Er war neben seinem Pfarrdienst zu Gemeinschaftsstunden und Evangelisationen unterwegs. Er predigte „ganz feurig, in freundlicher Weise verstand er es, die ganze Versammlung zu fesseln, indem er auch neben geheiligter Predigt heitere Anekdoten aus seiner Kindheit erzählte, zum Beispiel wo er beim Baumklettern sich ganz und gar die Hose zerriss und vieles mehr." Pfarrer Zeißig hatte die Landeskirchliche Gemeinschaft
in Dresden mit ins Leben gerufen. Das Gnadauer Gemeinschaftsblatt berichtet: „Durch das frische, lebendige und volkstümliche Zeugnis von seinem gekreuzigten und auferstandenen Herrn und Heiland Jesus Christus, mit dem er sehr oft im Lande hin und her auf Evangelisationen und Konferenzen gedient hat, sind viele gesegnet worden."

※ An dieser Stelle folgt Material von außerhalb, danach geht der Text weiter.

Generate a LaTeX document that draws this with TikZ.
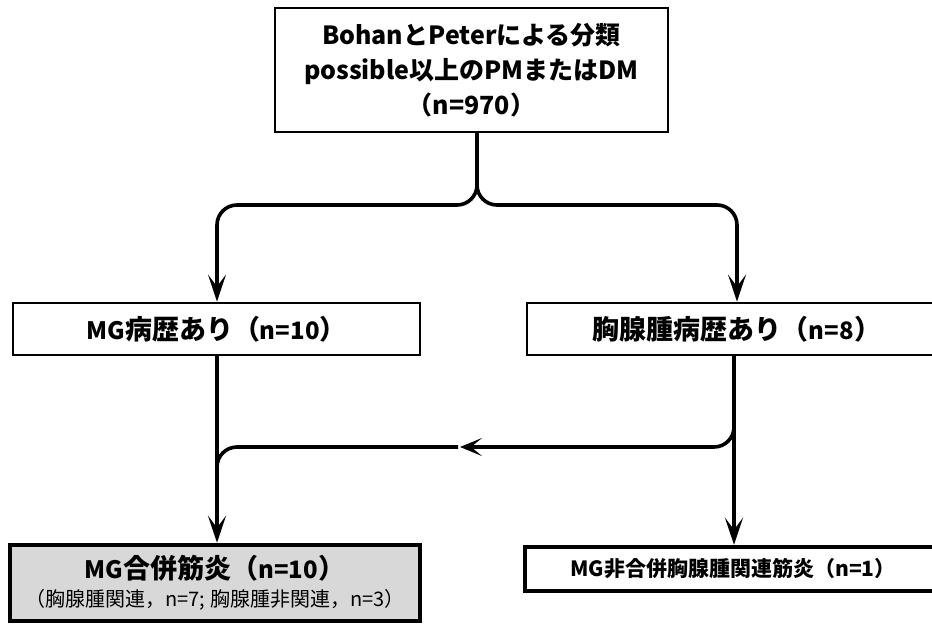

Ein ungewöhnlicher Evangelist war Missionar Bey. Nachdem er lange Jahre in Indien, Borneo und Sumatra gewirkt hatte, evangelisierte er gewaltig in den Gasthäusern hier und in den umliegenden Orten, wird  berichtet. Dazu legte er seine indische Tracht an und wickelte einen weißen Turban geschickt um den Kopf. Das Gewand und das lange schmale Tuch über die Schultern waren seine „Kirchenglokken", wie er meinte, die die Leute neugierig machten und dazu brachten, ihm zuzuhören.
Auch in Friedersdorf hat er Menschen zum Glauben geholfen. Weitere Namen aus den Anfangsjahren:
Missionar Fabricius aus Kleinwelka, Br. Salewski, Br. Rockstroh. Herrmann Kretschmar aus dem Erzgebirge kam 1901 nach Großschönau. Sein Dienstbereich ging von Zittau bis Pirna. Genannt werden auch die Brüder Zimmermann, Berger, Nußpickel, Eckhard, Sauder, Lehnert mit seiner Gitarre, Petzold, Schneider, Päschel sowie die Schwestern Else, Hanna, Hildegard, Maria.